An analogous definition of Fourier transform $\hat f(u) = \int_{-\infty}^{+\infty} f(t) \exp(- i u t) dt$ for sinc-function. We know the definition of Fourier transform $$\hat f(u) = \int_{-\infty}^{+\infty} f(t) \exp(- i u t) dt \ \ \ (*)$$
It is widely used in the analysis in the frequency of dynamical systems, in the resolution of differential equations and in signal theory. For example, in systems theory, the Fourier transform of the impulse response characterizes the frequency response of the system in question. 
The question that I do with this post is rather a curiosity. Is there exist, in literature, a transform similar to (*), where exp-function is replaced by sinc-function? For example
$$\hat f(u) = \int_{-\infty}^{+\infty} f(t) \operatorname{sinc}(i u t) dt$$
or
$$\hat f(u) = \int_{-\infty}^{+\infty} f(t) \operatorname{sinc}\left[i (u - t)\right] dt$$
or similar.
I hope I have guessed the tags. In any case, suggestions are welcome.
Thank you very much.
 A: Read this as a (too large) comment, not a full answer: The sinc-transform appears naturally when we take the Fourier transforms of spherical symmetric functions.

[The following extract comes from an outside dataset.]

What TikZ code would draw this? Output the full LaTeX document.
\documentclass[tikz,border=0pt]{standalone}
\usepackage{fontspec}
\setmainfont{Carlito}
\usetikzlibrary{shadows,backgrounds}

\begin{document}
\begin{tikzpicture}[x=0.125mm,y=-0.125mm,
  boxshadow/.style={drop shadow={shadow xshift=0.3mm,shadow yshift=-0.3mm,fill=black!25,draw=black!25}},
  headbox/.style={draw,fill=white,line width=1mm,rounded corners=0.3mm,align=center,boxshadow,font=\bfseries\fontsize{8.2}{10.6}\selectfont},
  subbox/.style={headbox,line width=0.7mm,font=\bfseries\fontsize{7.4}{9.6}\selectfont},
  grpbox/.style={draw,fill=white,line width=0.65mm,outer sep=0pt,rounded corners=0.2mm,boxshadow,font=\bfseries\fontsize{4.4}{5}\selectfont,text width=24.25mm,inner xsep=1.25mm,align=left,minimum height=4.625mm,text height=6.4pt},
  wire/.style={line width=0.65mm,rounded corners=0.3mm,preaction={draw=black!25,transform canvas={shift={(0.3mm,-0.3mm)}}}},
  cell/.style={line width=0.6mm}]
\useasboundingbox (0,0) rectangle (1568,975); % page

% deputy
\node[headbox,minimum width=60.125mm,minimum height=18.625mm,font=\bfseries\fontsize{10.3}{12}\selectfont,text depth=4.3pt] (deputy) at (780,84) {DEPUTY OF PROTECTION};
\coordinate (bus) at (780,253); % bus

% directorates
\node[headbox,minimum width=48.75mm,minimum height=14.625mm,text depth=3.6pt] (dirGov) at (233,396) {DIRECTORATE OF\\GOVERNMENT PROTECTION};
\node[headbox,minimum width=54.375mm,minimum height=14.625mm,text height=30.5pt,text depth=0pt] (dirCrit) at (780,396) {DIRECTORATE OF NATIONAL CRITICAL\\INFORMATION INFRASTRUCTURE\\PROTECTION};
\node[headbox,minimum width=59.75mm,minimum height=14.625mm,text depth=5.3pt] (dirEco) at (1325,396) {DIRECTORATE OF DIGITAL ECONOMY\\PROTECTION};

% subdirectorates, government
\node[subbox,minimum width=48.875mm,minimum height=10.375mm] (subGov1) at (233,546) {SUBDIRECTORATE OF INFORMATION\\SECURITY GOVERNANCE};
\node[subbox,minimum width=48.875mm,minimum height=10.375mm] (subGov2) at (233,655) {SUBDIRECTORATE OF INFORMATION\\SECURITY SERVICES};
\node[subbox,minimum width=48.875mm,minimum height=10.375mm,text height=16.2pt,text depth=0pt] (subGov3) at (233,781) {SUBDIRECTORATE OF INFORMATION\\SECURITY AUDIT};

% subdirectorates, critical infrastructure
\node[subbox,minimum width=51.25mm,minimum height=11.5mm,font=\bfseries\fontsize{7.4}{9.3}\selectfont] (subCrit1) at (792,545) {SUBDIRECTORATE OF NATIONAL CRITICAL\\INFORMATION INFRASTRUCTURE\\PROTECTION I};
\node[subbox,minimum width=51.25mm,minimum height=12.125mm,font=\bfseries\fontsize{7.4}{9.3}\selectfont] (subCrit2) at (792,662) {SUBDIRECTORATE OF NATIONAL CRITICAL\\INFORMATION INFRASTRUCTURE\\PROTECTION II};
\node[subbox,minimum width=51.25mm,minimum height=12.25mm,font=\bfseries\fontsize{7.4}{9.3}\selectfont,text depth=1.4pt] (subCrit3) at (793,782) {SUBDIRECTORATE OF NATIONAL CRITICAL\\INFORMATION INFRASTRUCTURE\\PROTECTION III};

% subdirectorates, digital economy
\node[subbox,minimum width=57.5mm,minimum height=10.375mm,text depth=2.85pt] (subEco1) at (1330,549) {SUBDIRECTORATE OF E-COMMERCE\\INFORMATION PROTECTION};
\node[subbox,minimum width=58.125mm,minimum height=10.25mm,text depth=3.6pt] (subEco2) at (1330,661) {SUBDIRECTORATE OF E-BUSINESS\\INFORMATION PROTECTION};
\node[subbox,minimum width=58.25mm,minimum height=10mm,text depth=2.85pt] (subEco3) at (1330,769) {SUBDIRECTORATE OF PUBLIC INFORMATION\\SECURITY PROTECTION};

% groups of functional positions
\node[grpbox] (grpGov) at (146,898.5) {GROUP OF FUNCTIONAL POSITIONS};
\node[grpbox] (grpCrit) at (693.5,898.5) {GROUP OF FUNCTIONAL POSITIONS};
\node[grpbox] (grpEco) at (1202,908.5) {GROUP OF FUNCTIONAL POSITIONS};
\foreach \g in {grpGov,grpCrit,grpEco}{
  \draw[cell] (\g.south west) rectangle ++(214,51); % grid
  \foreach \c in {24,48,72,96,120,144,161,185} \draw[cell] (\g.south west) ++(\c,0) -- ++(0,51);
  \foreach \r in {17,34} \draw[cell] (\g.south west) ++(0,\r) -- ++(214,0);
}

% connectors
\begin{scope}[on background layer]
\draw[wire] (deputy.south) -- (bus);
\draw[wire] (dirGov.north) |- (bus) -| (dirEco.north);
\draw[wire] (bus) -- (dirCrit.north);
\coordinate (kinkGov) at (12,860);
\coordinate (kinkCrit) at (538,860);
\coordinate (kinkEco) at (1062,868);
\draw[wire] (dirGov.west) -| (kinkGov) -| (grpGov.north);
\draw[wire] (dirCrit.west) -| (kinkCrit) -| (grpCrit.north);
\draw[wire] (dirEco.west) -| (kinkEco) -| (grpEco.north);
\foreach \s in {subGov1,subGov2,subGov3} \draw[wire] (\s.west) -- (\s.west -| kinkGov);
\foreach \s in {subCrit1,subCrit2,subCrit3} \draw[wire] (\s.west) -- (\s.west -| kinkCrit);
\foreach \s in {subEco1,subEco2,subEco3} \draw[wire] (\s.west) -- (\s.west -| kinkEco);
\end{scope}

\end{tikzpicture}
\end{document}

Take for example a function $f:\mathbb{R}^3\to \mathbb{R}$ for which $f(x,y,z) \equiv f(r)$ where $r = \sqrt{x^2+y^2+z^2}$, then the 3D Fourier transform becomes a 1D sinc-transform (of the slightly modified function $f\to 4\pi r^2 f$): 
$$F(\vec{k}) = \int f(\vec{x}) e^{-i\vec{k}\cdot \vec{x}}d^3 x = \int_0^\infty 4\pi f(r) r^2 \cdot\text{sinc}(|k|r) dr$$
see for example this page.
Another comment: the way you have written it, sinc($ix)$ - with the $i$, is not a very interesting transform kernel for real functions since sinc(i$x) \sim e^{|x|}/x$ for large $|x|$ so the integral would not converge for most functions we would be interested in taking the transform of.
A: Key reference is the

Nyquist–Shannon sampling theorem

And especially the
Whittaker–Shannon interpolation formula :
$$
x(t) = \sum_{n=-\infty}^{n=+\infty}x(nT)\operatorname{sinc}\left(\frac{t-nT}{T}\right)
$$
Note that it's not an integral but rather a sum that is meaningful
with $\,\operatorname{sinc}\,$ functions.